Dahlman provides a useful orientation to previous editions of texts associated with Daniel of Sketis and notes that the eight stories edited here do not represent the sum of texts plausibly referring to this Daniel. Several of these other Daniel texts are described and analyzed. The eight texts edited here were chosen because they represent a unique Daniel dossier: many of the Daniel collections represented in the manuscript tradition transmit a distinct ordering and redaction of Daniel texts. Dahlman has here edited the Daniel texts which are transmitted as part of Apophthegmata Patrum collections, singling out especially four MSS in the alphabetical-anonymous collection. Dahlman mentions her desire to undertake the task of making available further editions of other distinct Daniel dossiers.

Dahlman provides a very helpful description of the manuscripts, at times correcting erroneous information reported in the catalogues.
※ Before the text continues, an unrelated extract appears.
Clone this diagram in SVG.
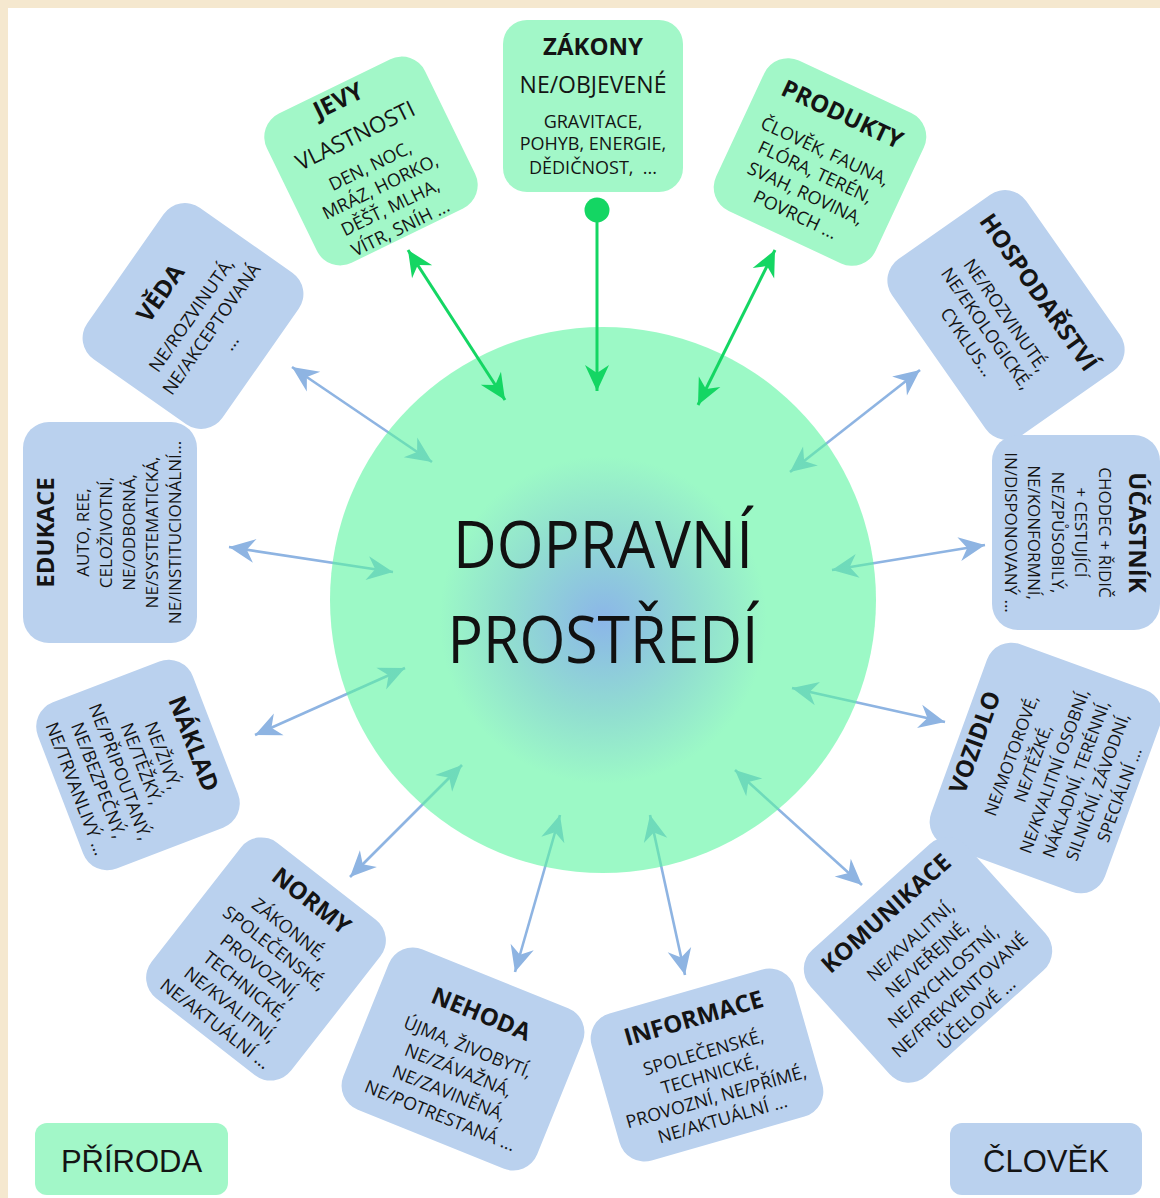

Dahlman follows the MSS readings closely in her edition and minimizes emendations, retaining, for example, grammatically incorrect accusatives following a verb or preposition requiring a dative or genitive. The apparatus criticus conscientiously reports alternate readings and other interesting matters without tediously noting all itacisms, other variations in vowel length and misspellings, unless such prove particularly interesting to the history of Greek language. Dahlman’s translation is readable, but follows the Greek closely, and makes use of an unpublished translation by John Wortley, Professor emeritus at the University of Manitoba, of L. Clugnet’s edition of the Daniel stories (Paris, 1901). The commentary discusses the significance of some variant readings, while also providing important historical and cultural detail. The volume is rounded out by an index of biblical references, of selected key vocabulary, and of proper names.

The bibliography bears witness to the lively interest in desert monasticism and hagiography in general, and in particular to a growing interest in Daniel of Sketis. Special mention must be made of the many important articles and translations by Tim Vivian, who is also editing a volume entitled Witness to Holiness: Abba Daniel of Scetis, (Kalamazoo: Cistercian Publications, 2008), which will include translations of Greek, Coptic, Ethiopic, Syriac, Arabic, Armenian and Old Church Slavonic Daniel stories. The present volume by Dahlman is a fine addition to the growing body of scholarship on Daniel of Sketis and will no doubt be of significant interest to all students of desert monasticism.